Minding and Mending the Gap
So how can women and society at large move forward and start closing the retirement gap?
The first step is for everyone, across all genders and ages, to build confidence in their financial skills by learning about money, saving, and investing. Knowledge helps create strength and belief in oneself, and it’s never too early or too late to start learning.
There are numerous good resources on retirement planning, to help individuals determine how much they may need to save for retirement and strategies that could help them get there. They can also sign up for financial classes and courses, and they might even want to consult a financial advisor.

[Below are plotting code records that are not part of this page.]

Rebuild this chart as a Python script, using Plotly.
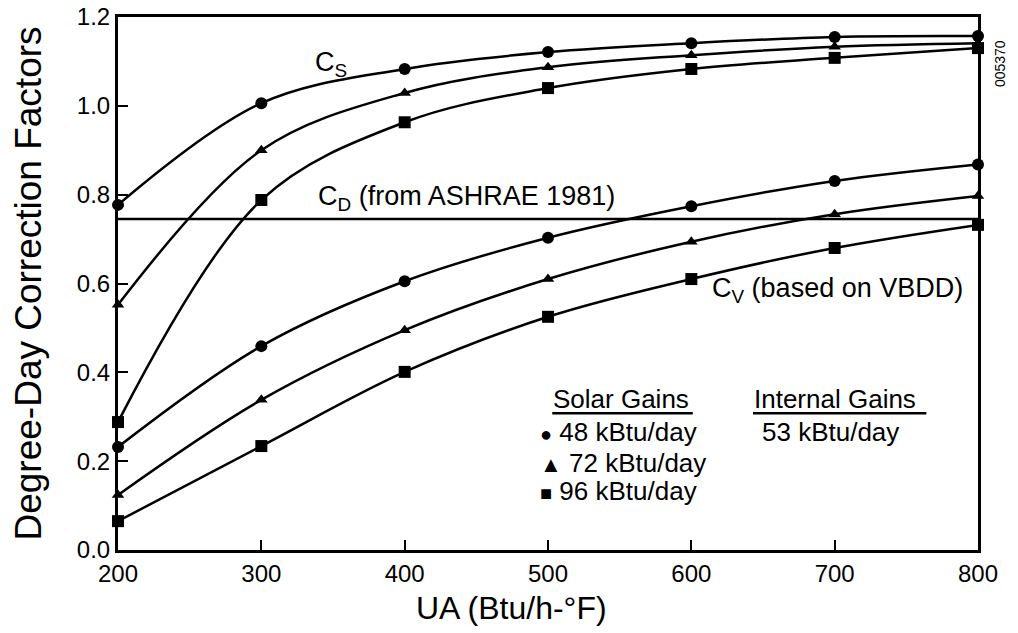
import plotly.graph_objects as go

ua = [200, 300, 400, 500, 600, 700, 800]

# C_S curves (upper family)
cs_48 = [0.777, 1.006, 1.083, 1.121, 1.141, 1.155, 1.157]
cs_72 = [0.552, 0.900, 1.029, 1.087, 1.114, 1.133, 1.141]
cs_96 = [0.288, 0.788, 0.963, 1.040, 1.083, 1.108, 1.130]

# C_V curves (lower family, based on VBDD)
cv_48 = [0.232, 0.459, 0.605, 0.703, 0.774, 0.831, 0.868]
cv_72 = [0.124, 0.338, 0.495, 0.610, 0.694, 0.756, 0.797]
cv_96 = [0.065, 0.234, 0.401, 0.525, 0.610, 0.680, 0.732]

# C_D (from ASHRAE 1981)
cd_value = 0.745

x_ticks = [200, 300, 400, 500, 600, 700, 800]
y_ticks = [0.0, 0.2, 0.4, 0.6, 0.8, 1.0, 1.2]

FONT = "Liberation Sans, Arial, Helvetica, sans-serif"

fig = go.Figure()

series = [
    (cs_48, "circle"), (cs_72, "triangle-up"), (cs_96, "square"),
    (cv_48, "circle"), (cv_72, "triangle-up"), (cv_96, "square"),
]
for ys, sym in series:
    fig.add_trace(go.Scatter(
        x=ua, y=ys, mode="lines+markers",
        line=dict(color="black", width=2.5, shape="spline", smoothing=1.0),
        marker=dict(symbol=sym, size=12 if sym != "triangle-up" else 11, color="black"),
        cliponaxis=False, showlegend=False, hoverinfo="x+y",
    ))

fig.add_trace(go.Scatter(
    x=[ua[0], ua[-1]], y=[cd_value, cd_value], mode="lines",
    line=dict(color="black", width=2.5), showlegend=False, cliponaxis=False,
))

ann = []
def text(x, y, t, size=26, xanchor="left", **kw):
    ann.append(dict(x=x, y=y, xref="x", yref="y", text=t, showarrow=False,
                    xanchor=xanchor, yanchor="middle",
                    font=dict(family=FONT, size=size, color="black"), **kw))

text(336, 1.094, "C<sub>S</sub>", size=27)
text(338, 0.792, "C<sub>D</sub> (from ASHRAE 1981)", size=27)
text(613, 0.585, "C<sub>V</sub> (based on VBDD)", size=27)
text(502, 0.340, "Solar Gains")
text(642, 0.340, "Internal Gains")
text(648, 0.266, "53 kBtu/day")
text(493, 0.266, "<span style='font-size:20px'>●</span> 48 kBtu/day")
text(493, 0.195, "<span style='font-size:22px'>▲</span> 72 kBtu/day")
text(493, 0.133, "<span style='font-size:20px'>■</span> 96 kBtu/day")

ann.append(dict(x=1.037, y=0.961, xref="paper", yref="paper", text="005370",
                showarrow=False, textangle=-90,
                font=dict(family=FONT, size=14, color="black")))
ann.append(dict(x=0.457, y=-0.108, xref="paper", yref="paper", text="UA (Btu/h-°F)",
                showarrow=False, xanchor="center", yanchor="middle",
                font=dict(family=FONT, size=32, color="black")))

fig.update_layout(
    width=1018, height=633,
    margin=dict(l=118, r=40, t=17, b=83),
    paper_bgcolor="white", plot_bgcolor="white",
    annotations=ann,
    shapes=[
        dict(type="line", xref="x", yref="y", x0=503, x1=601, y0=0.308, y1=0.308,
             line=dict(color="black", width=2.5)),
        dict(type="line", xref="x", yref="y", x0=643, x1=764, y0=0.308, y1=0.308,
             line=dict(color="black", width=2.5)),
    ],
    xaxis=dict(
        range=[200, 800], tickvals=x_ticks, ticktext=[str(v) for v in x_ticks],
        showgrid=False, zeroline=False, showline=True, linecolor="black",
        linewidth=3, mirror=True, ticks="inside", ticklen=10, tickwidth=1.5,
        tickcolor="black", tickfont=dict(family=FONT, size=24, color="black"),
        automargin=False, ticklabeloverflow="allow",
    ),
    yaxis=dict(
        range=[0, 1.2], tickvals=y_ticks, ticktext=[f"{v:.1f}" for v in y_ticks],
        showgrid=False, zeroline=False, showline=True, linecolor="black",
        linewidth=3, mirror=True, ticks="inside", ticklen=10, tickwidth=1.5,
        tickcolor="black", tickfont=dict(family=FONT, size=24, color="black"),
        automargin=False, ticklabeloverflow="allow",
        title=dict(text="Degree-Day Correction Factors",
                   font=dict(family=FONT, size=37, color="black"), standoff=24),
    ),
)

fig.write_html(
    "out.html",
    config={"displayModeBar": False},
    post_script="document.body.style.margin='0';document.body.style.overflow='hidden';",
)
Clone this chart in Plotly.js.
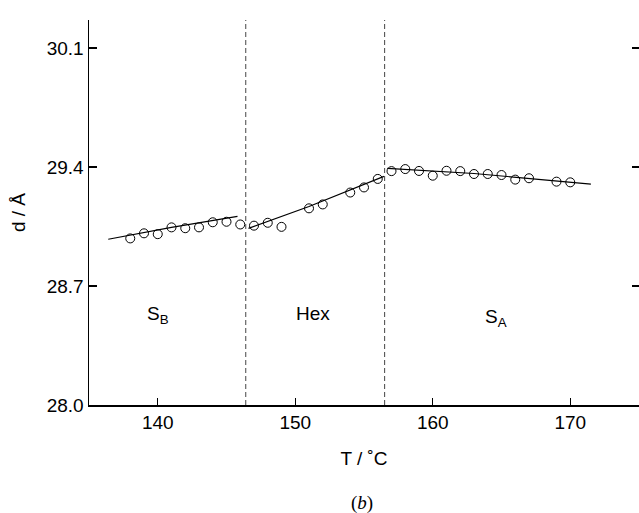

At work, employees can participate in their employer’s 401(k) plan or any other retirement savings plan offered. Because money is automatically deducted from their paychecks and placed in their 401(k) account, saving may be easier to accomplish.
How to Start Saving for Retirement
No matter what your age, the time to kick off your retirement savings is now. Here’s how to begin.
Figure out your retirement budget.
To determine the amount you’ll need for retirement, think about what you want your life after work to look like. Do you want to move to a smaller, less expensive home? Do you hope to travel as much as possible? Having a clear picture of your goals can help you calculate how much you might need.
You can also consider the 4% rule, which suggests withdrawing 4% of your retirement savings each year of retirement so that you don’t outlive your savings. That could give you a ballpark to aim for.
Cut back on current expenses.
Take an honest look at what you’re spending right now on everything from rent or your mortgage to car payments, groceries, clothing, and entertainment. Find things to cut or trim — for example, do you really need three streaming services? — and put that money into your retirement savings instead.
Some savvy belt tightening now could help give you a more financially secure future.
Contribute as much as you can to your 401(k).
If you can max out your 401(k), go for it. You’re allowed (per IRS rules) to contribute up to $23,000 in 2024. If that much isn’t possible, contribute at least enough to get your employer’s matching contribution. That’s essentially “free money” that can help build your retirement savings.
Consider opening an IRA.
If you’ve contributed the max to your workplace retirement plan, opening an IRA online could help you save even more for retirement. You can contribute up to $7,000 in an IRA for 2024, or $8,000 if you’re 50 or older. IRAs offer certain tax advantages that may help you save money as well by lowering your taxable income the year you contribute (traditional IRA), or allowing you to withdraw your money tax-free in retirement (Roth IRA).
Recommended: How to Open an IRA: A Beginner’s Guide
Diversify your portfolio.
Whatever type of retirement account you have, including a brokerage account, diversifying your portfolio — which means investing your money across a variety of different asset classes — may help mitigate (though not eliminate) risk, rather than concentrating your funds all in one area.
Just make sure that the way you allocate your assets matches your retirement goals and your risk tolerance.
The Takeaway
Women are far behind men when it comes to retirement savings, due to a number of factors, including earning lower wages, and motherhood, which can mean time away from work, costing them in lost earnings. There’s also an emotional component involved: Women are less confident about investing overall.
However, building financial strength, and educating themselves about retirement planning is a good way for women to start saving for their future. Cutting expenses and directing that money into savings instead, participating in their workplace retirement plan, and opening an IRA or investment account are some of the ways women can take charge of their finances and help position themselves for a happy and secure retirement.